Parental Guidance

(2012)  1/2 Pg
104 min. 20th Century Fox. Director: Andy Fickman. Cast: Billy Crystal, Bette Midler, Marisa Tomei, Tom Everett Scott.

/content/films/4457/1.jpgLook, I'm no fool. I know there's an audience for everything, even the new family comedy Parental Guidance. With the Baby Boomer teaming no one was asking for—Billy Crystal and Bette Midler—melded to that most moribund of genres, rugrats "comedy," I'm gonna call this one for grandparents babysitting grandkids.

But it's my job to provide a public service, like, say, a crossing guard or a guy paid to stand next to an open manhole and say, "Don't fall in there." There's a scene in this picture during which—swear to God—Crystal and Midler bond with their high-strung, tech-savvy grandkids by forcing them out to the lawn to play Kick the Can. Well, there you go: Kick the Can would be infinitely more entertaining, and a heckuva lot cheaper than going to see this movie, and you didn't even have to suffer through it to learn your lesson. No need to thank me: merry Christmas!

That scene and others would actually be bearable if every adult in the film weren't an insufferable, self-absorbed, hateful idiot, which screenwriters Lisa Addario & Joe Syracuse obviously see as a prerequisite for character arcs leading to redemption. Crystal and Midler (both sporting dye jobs) play Artie and Diane Decker, extra-annoying variations on their respective screen personas of irritable kvetcher and braying shopper-showgirl. Though their daughter Alice (Marisa Tomei) rues the thought, she enlists her parents in a pinch to take care of her kids (Bailee Madison, Joshua Rush and Kyle Harrison Breitkopf) for a few days.

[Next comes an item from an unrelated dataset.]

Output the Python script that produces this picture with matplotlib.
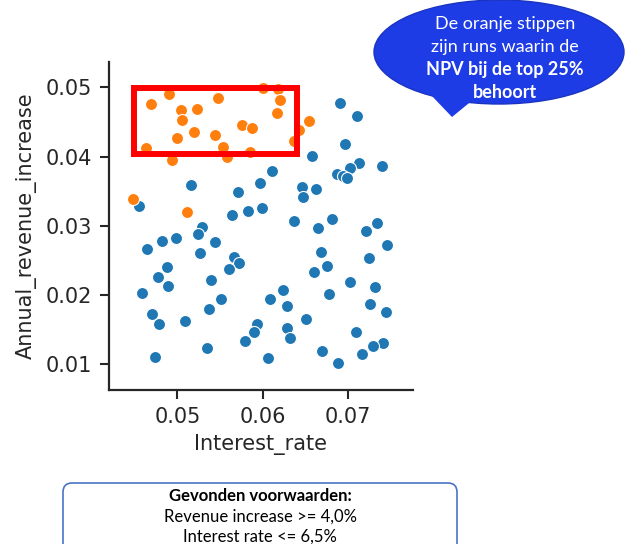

So Artie and Diane move into the prototype smart house invented by Alice's husband Phil (Tom Everett Scott) and begin troubleshooting the movie kids and having movie problems. Director Andy Fickman obligingly indulges every cliché in the family-film playbook: day-glo food mess, broad ethnic stereotypes, and needlessly demeaning old jokes painting Artie as hopelessly out of touch (including the requisite sequence in which he denies his age with a comically inappropriate costume: in this case, skater gear).

Formerly "de voice of the Fresno Grizzlies," Artie proves more interested in sneakily scoring his dream job of broadcasting for the San Francisco Giants than he does in winning over his grandkids, while Diane proves her airheadedness by endorsing smoking and drinking to Alice's twelve-year-old. And yet, to Alice's horror, Grandpa and Grandma know best, or at least better than struggling helicopter parents Alice and Phil.

In one running joke, the kids robotically laugh, under parents' orders, at Artie's corny jokes. Audiences are under no such obligation. But Parental Guidance wins half a star for three seconds of sublime absurdity ripped out of a Marx Brothers movie: a crouching, face-painted Crystal answering a fuddy-duddy's musical question "Who brings a child to Tchaikovsky?!" with the wild-eyed retort "Me! Voodoo Man!" Now, that's comedy. All three seconds of it.